Thursday, May 21, 2020

Frost Centre up for sale again

Each time I pass the Leslie Frost Centre on Highway 35 just south of Dorset I hear ghosts of the past.

They are ghost voices of Second World War veterans, laughing children and university students – all who came to the Centre to learn about forestry, the environment and nature in general.

The centre was built in the 1940s as Ontario’s primary forest ranger training school. It offered forestry training to soldiers returning from the war. The Ontario government closed it in 2004, supposedly to save $1.2 million in annual operating costs.

There were fears it would be sold to private enterprise, but instead was leased to Boshkung Lake cottager Al Aubrey, who proposed it as an educational summer camp, conference centre and location for environmental science seminars.

That effort did not work out and ended in 2010 and the Centre was put for sale.

The Centre’s dozen or so buildings have not been used since and are deteriorating. The government continues to pay to keep lights on, the grass cut and the snow ploughed.

Now there is news that it will try again to sell the Centre. Infrastructure Minister Laurie Scott’s office confirms that the government has been preparing the Centre for an open market sale. That preparation includes working on heritage studies to create a heritage easement as part of the sale.

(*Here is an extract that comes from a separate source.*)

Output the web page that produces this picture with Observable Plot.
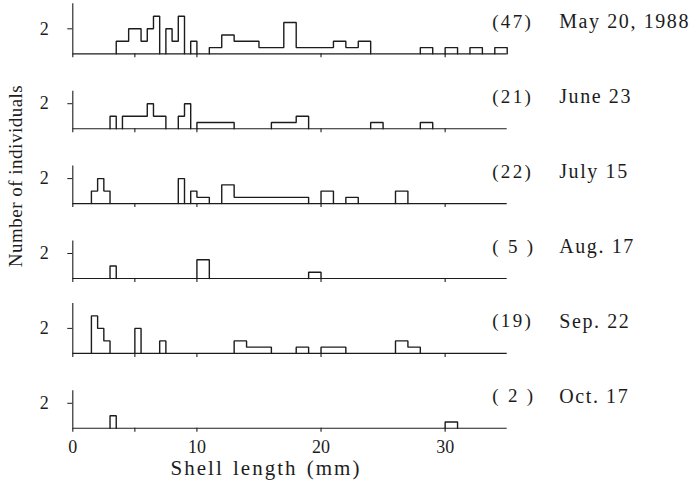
<!DOCTYPE html>
<html>
<head>
<meta charset="utf-8">
<script src="https://cdn.jsdelivr.net/npm/d3@7"></script>
<script src="https://cdn.jsdelivr.net/npm/@observablehq/plot@0.6"></script>
<style>
  body { margin: 0; background: #fff; }
  #chart { width: 697px; height: 495px; }
</style>
</head>
<body>
<div id="chart"></div>
<script>
// Sampling dates, sample sizes and the height of each panel's vertical axis
const samples = ["May 20, 1988", "June 23", "July 15", "Aug. 17", "Sep. 22", "Oct. 17"];
const sampleSizes = [47, 21, 22, 5, 19, 2];
const axisTops = [4, 3, 3, 3, 4, 3];

// Axis ticks
const xTicks = [0, 5, 10, 20, 30];
const xTickLabels = [0, 10, 20, 30];
const yTicks = [2];

// Shell-length classes for each date: [from mm, to mm, individuals per 0.5 mm]
const binsMay = [
  [3.5, 4.5, 1], [4.5, 5.5, 2], [5.5, 6, 1], [6, 6.5, 2], [6.5, 7, 3],
  [7.5, 8, 2], [8, 8.5, 1], [8.5, 9, 3],
  [9.5, 10, 1],
  [11, 12, 0.5], [12, 13, 1.5], [13, 15, 1], [15, 17, 0.5], [17, 18, 2.5],
  [18, 21, 0.5], [21, 22, 1], [22, 23, 0.5], [23, 24, 1],
  [28, 29, 0.5], [30, 31, 0.5], [32, 33, 0.5], [34, 35, 0.5]
];
const binsJun = [
  [3, 3.5, 1],
  [4, 6, 1], [6, 6.5, 2], [6.5, 7.5, 1],
  [8.5, 9, 1], [9, 9.5, 2],
  [10, 13, 0.5],
  [16, 18, 0.5], [18, 19, 1],
  [24, 25, 0.5],
  [28, 29, 0.5]
];
const binsJul = [
  [1.5, 2, 1], [2, 2.5, 2], [2.5, 3, 1],
  [8.5, 9, 2],
  [9.5, 10, 1], [10, 11, 0.5],
  [12, 13, 1.5], [13, 19, 0.5],
  [20, 21, 1],
  [22, 23, 0.5],
  [26, 27, 1]
];
const binsAug = [
  [3, 3.5, 1],
  [10, 11, 1.5],
  [19, 20, 0.5]
];
const binsSep = [
  [1.5, 2, 3], [2, 2.5, 2], [2.5, 3, 1],
  [5, 5.5, 2],
  [7, 7.5, 1],
  [13, 14, 1], [14, 16, 0.5],
  [18, 19, 0.5],
  [20, 22, 0.5],
  [26, 27, 1], [27, 28, 0.5]
];
const binsOct = [
  [3, 3.5, 1],
  [30, 31, 0.5]
];
const binsBySample = [binsMay, binsJun, binsJul, binsAug, binsSep, binsOct];

// Trace every run of adjacent classes as one stepped outline
const outline = [];
binsBySample.forEach((bins, i) => {
  const sample = samples[i];
  let run = null, prevEnd = null;
  bins.forEach(([lo, hi, n], j) => {
    if (lo !== prevEnd) {
      if (run !== null) outline.push({sample, run, x: prevEnd, y: 0});
      run = `${i}-${j}`;
      outline.push({sample, run, x: lo, y: 0});
    }
    outline.push({sample, run, x: lo, y: n}, {sample, run, x: hi, y: n});
    prevEnd = hi;
  });
  outline.push({sample, run, x: prevEnd, y: 0});
});

const panelInfo = samples.map((sample, i) => ({sample, n: sampleSizes[i], top: axisTops[i]}));

const ink = "#1c1c1c";
const serif = "Liberation Serif, Times New Roman, serif";

const plot = Plot.plot({
  width: 697,
  height: 495,
  marginLeft: 72.3,
  marginRight: 190.3,
  marginTop: 3.3,
  marginBottom: 67.2,
  x: {domain: [0, 35]},
  y: {domain: [0, 4]},
  fy: {domain: samples, paddingInner: 0.332, paddingOuter: 0, round: false, axis: null, label: null},
  style: {fontFamily: serif, color: ink, background: "#fff"},
  marks: [
    // baseline of each panel
    Plot.ruleY([0], {stroke: ink, strokeWidth: 1.1}),
    // vertical axis line of each panel
    Plot.ruleX(panelInfo, {x: 0, y1: 0, y2: "top", fy: "sample", stroke: ink, strokeWidth: 1.1}),
    // tick marks under every baseline
    Plot.axisX({ticks: xTicks, tickSize: 4, text: null, label: null, facetAnchor: null, stroke: ink, strokeWidth: 1.1}),
    // tick labels under the last panel
    Plot.axisX({ticks: xTickLabels, tickSize: 0, tickPadding: 12, label: null, fontSize: 18, fill: ink, fontFamily: serif}),
    Plot.axisY({ticks: yTicks, tickFormat: d => String(d), tickSize: 5, tickPadding: 19, label: null,
                fontSize: 18, facetAnchor: null, stroke: ink, fill: ink, fontFamily: serif}),
    // histogram outlines
    Plot.line(outline, {x: "x", y: "y", z: "run", fy: "sample", stroke: ink, strokeWidth: 1.4, strokeLinejoin: "miter"}),
    // sample size
    Plot.text(panelInfo, {
      fy: "sample", x: 35, y: 0, dx: -15, dy: -32,
      text: d => d.n < 10 ? `( ${d.n} )` : `(${d.n})`,
      textAnchor: "start", fontSize: 19, fontFamily: serif, fill: ink,
      className: "sample-size"
    }),
    // sampling date
    Plot.text(panelInfo, {
      fy: "sample", x: 35, y: 0, dx: 52, dy: -32,
      text: "sample",
      textAnchor: "start", fontSize: 20, fontFamily: serif, fill: ink,
      className: "sample-date"
    })
  ]
});

const svg = d3.select(plot);
// letter spacing for the panel labels
svg.selectAll(".sample-size text").attr("letter-spacing", 2.3);
svg.selectAll(".sample-date text").attr("letter-spacing", 1.6);

// axis titles
svg.append("text")
  .attr("transform", "translate(15,176) rotate(-90)")
  .attr("text-anchor", "middle")
  .attr("dominant-baseline", "central")
  .attr("font-family", serif)
  .attr("font-size", 19)
  .attr("letter-spacing", 0.5)
  .attr("fill", ink)
  .text("Number of individuals");
svg.append("text")
  .attr("x", 266)
  .attr("y", 468)
  .attr("text-anchor", "middle")
  .attr("dominant-baseline", "central")
  .attr("font-family", serif)
  .attr("font-size", 21)
  .attr("letter-spacing", 2)
  .attr("word-spacing", 2)
  .attr("fill", ink)
  .text("Shell length (mm)");

document.getElementById("chart").appendChild(plot);
</script>
</body>
</html>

A heritage easement commits a new owner to maintain the property at a certain preservation standard. The new owners can use the property as they please as long as ensuring its preservation.

What all that might mean for the Frost Centre remains to be seen. Could it be turned into a five-star resort with substantial marina facilities for small yachts while displaying historical photos and other artifacts to meet the easement’s heritage preservation requirements?

We’ll have to see the actual open market listing and the heritage easement to know exactly what the Frost Centre might look like under new owners, and how it would affect cottaging, camping and canoeing in the St. Nora Lake area.

The Frost Centre has 24,000 hectares of natural forest that includes hiking and ski trails. Whether parts of that would be included in the sale is unknown.

The Centre has a complicated history, which may or may not have interfered with the government’s earlier attempts to sell.

One hundred years ago, what was then the Ontario department of lands and forests decided to establish a ranger station on the west shore of St. Nora Lake.

Then in 1944 the Ontario government and the University of Toronto entered into a partnership to create a forestry technical school. The site chosen was the ranger station on St. Nora Lake where teachers and students would have access to the 24,000 hectares of government land and some forest area owned by the university.

The original agreement called for the government to pay the capital costs of construction, while the university would supply the teaching staff.

The purpose of the school was to train department of lands and forests employees, and potential employees, plus U of T forestry program students and forest industry employees from other parts of Canada.

Things changed over the years. The Centre became more of a natural resources centre where people came to learn more about nature and environmental issues. For many school children from the cities, a visit to the Frost Centre was their very first experience with being outdoors in a truly natural setting.

Eighty years ago, when Ontario was considering establishing the forestry school, Leslie Frost, then minister of mines and later premier, talked about the importance of education in conserving a healthy environment.

“The government believes that the best approach to the conservation and administration of our natural resources is to be found in education,” he said.

Let’s hope the folks preparing the new plan to sell the Frost Centre remember and believe in those words.

The best possible use of the Frost Centre remains as natural resource centre, where everyone can learn about nature and the need to behave differently if we are to save our planet.

We don’t need it to become yet another party place.

Before the sale, someone should pick up the beer cans and discarded cigarette packs lining the highway outside the place.